## begin DATASET EXTRACT
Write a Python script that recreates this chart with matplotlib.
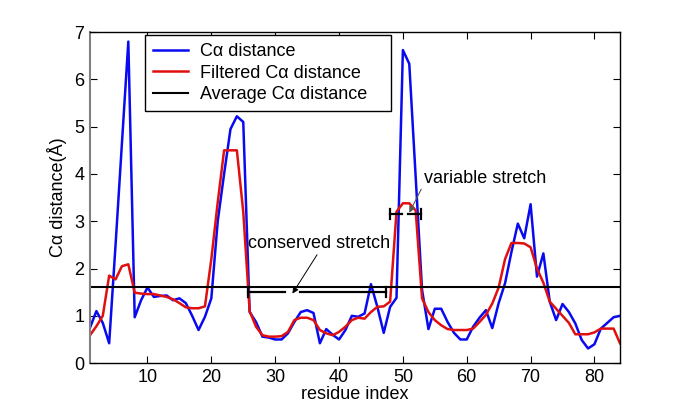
import matplotlib
matplotlib.use('Agg')
import matplotlib.pyplot as plt
import numpy as np

plt.rcParams['font.family'] = ['Liberation Sans', 'DejaVu Sans']

# residue index 1..84
residue = np.arange(1, 85)

ca_dist = [0.75, 1.1, 0.85, 0.42, 2.5, 4.65, 6.8, 0.97, 1.33, 1.6,
           1.4, 1.42, 1.43, 1.33, 1.37, 1.27, 1.0, 0.7, 0.98, 1.37,
           3.0, 4.0, 4.95, 5.22, 5.1, 1.08, 0.87, 0.56, 0.54, 0.5,
           0.5, 0.63, 0.87, 1.08, 1.12, 1.06, 0.42, 0.72, 0.6, 0.5,
           0.7, 1.0, 0.98, 1.05, 1.67, 1.19, 0.64, 1.19, 1.38, 6.62,
           6.33, 3.94, 1.55, 0.72, 1.15, 1.15, 0.87, 0.64, 0.5, 0.5,
           0.77, 0.96, 1.12, 0.74, 1.27, 1.69, 2.35, 2.95, 2.64, 3.36,
           1.83, 2.32, 1.3, 0.91, 1.25, 1.08, 0.84, 0.49, 0.31, 0.4,
           0.73, 0.85, 0.97, 1.0]

filtered = [0.59, 0.78, 1.0, 1.85, 1.77, 2.05, 2.09, 1.49, 1.47, 1.46,
            1.46, 1.43, 1.4, 1.35, 1.27, 1.18, 1.16, 1.16, 1.2, 2.2,
            3.4, 4.5, 4.5, 4.5, 3.2, 1.1, 0.77, 0.59, 0.56, 0.56,
            0.57, 0.66, 0.91, 0.96, 0.96, 0.91, 0.7, 0.63, 0.59, 0.66,
            0.77, 0.91, 0.96, 0.94, 1.08, 1.19, 1.2, 1.3, 3.2, 3.38,
            3.38, 3.23, 1.37, 1.08, 0.91, 0.8, 0.72, 0.7, 0.7, 0.7,
            0.73, 0.87, 1.02, 1.26, 1.6, 2.2, 2.54, 2.54, 2.53, 2.45,
            2.0, 1.7, 1.3, 1.15, 1.0, 0.85, 0.61, 0.61, 0.61, 0.65,
            0.73, 0.73, 0.73, 0.42]

avg_dist = 1.6

# stretch markers: (start, end, y, gap_start, gap_end)
conserved = (25.8, 47.4, 1.5, 31.5, 33.9)
variable = (47.95, 52.9, 3.15, 49.9, 50.8)

labels = ['C\u03b1 distance', 'Filtered C\u03b1 distance', 'Average C\u03b1 distance   ']

FS = 13


def draw_stretch(ax, s, cap=0.1):
    x0, x1, y, g0, g1 = s
    ax.plot([x0, g0], [y, y], color='k', lw=1.6)
    ax.plot([g1, x1], [y, y], color='k', lw=1.6)
    ax.plot([x0, x0], [y - cap, y + cap], color='k', lw=1.6)
    ax.plot([x1, x1], [y - cap, y + cap], color='k', lw=1.6)


fig = plt.figure(figsize=(6.85, 4.08), dpi=100)
ax = fig.add_axes([0.1314, 0.110, 0.7737, 0.8113])

ax.plot(residue, ca_dist, color='#0a0af0', lw=1.8, label=labels[0])
ax.plot(residue, filtered, color='#e01010', lw=1.8, label=labels[1])
ax.axhline(avg_dist, color='k', lw=1.5, label=labels[2])

draw_stretch(ax, conserved)
draw_stretch(ax, variable)

ax.annotate('conserved stretch', xy=(32.7, 1.47), xytext=(25.7, 2.53),
            fontsize=FS, va='center', ha='left',
            arrowprops=dict(arrowstyle='-|>', color='k', lw=0.7,
                            mutation_scale=9, shrinkA=0, shrinkB=0,
                            relpos=(0.5, 0.0)))
ax.annotate('variable stretch', xy=(51.0, 3.18), xytext=(53.3, 3.9),
            fontsize=FS, va='center', ha='left',
            arrowprops=dict(arrowstyle='-|>', color='#555555', lw=0.8,
                            mutation_scale=9, shrinkA=0, shrinkB=0,
                            relpos=(0.0, 0.2)))

ax.set_xlim(1, 84)
ax.set_ylim(0, 7)
ax.set_xticks(np.arange(10, 81, 10))
ax.set_yticks(np.arange(0, 8, 1))
ax.tick_params(direction='in', length=5, top=True, right=True, labelsize=FS, pad=4)
ax.spines['left'].set_color('#808080')
ax.spines['left'].set_linewidth(1.5)
for sp in ['top', 'right', 'bottom']:
    ax.spines[sp].set_linewidth(1.0)

ax.set_xlabel('residue index', fontsize=FS, labelpad=0)
ax.set_ylabel('C\u03b1 distance(\u00c5)', fontsize=FS, labelpad=5)

leg = ax.legend(loc='upper left', bbox_to_anchor=(0.104, 0.991), borderaxespad=0,
                fontsize=FS, frameon=True, fancybox=False, handlelength=1.95,
                handletextpad=0.65, labelspacing=0.25, borderpad=0.45)
leg.get_frame().set_edgecolor('k')
leg.get_frame().set_linewidth(1.0)
leg.get_frame().set_alpha(1.0)

fig.savefig('out.png', dpi=100)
## end DATASET EXTRACT
» WHAT IS NEEDED:
Your task is to return the lines above, from the first one up to and including the line containing "residue = np.arange(1, 85)", minus any pictures.

» EXERCISE ANSWER:
Write a Python script that recreates this chart with matplotlib.
import matplotlib
matplotlib.use('Agg')
import matplotlib.pyplot as plt
import numpy as np

plt.rcParams['font.family'] = ['Liberation Sans', 'DejaVu Sans']

# residue index 1..84
residue = np.arange(1, 85)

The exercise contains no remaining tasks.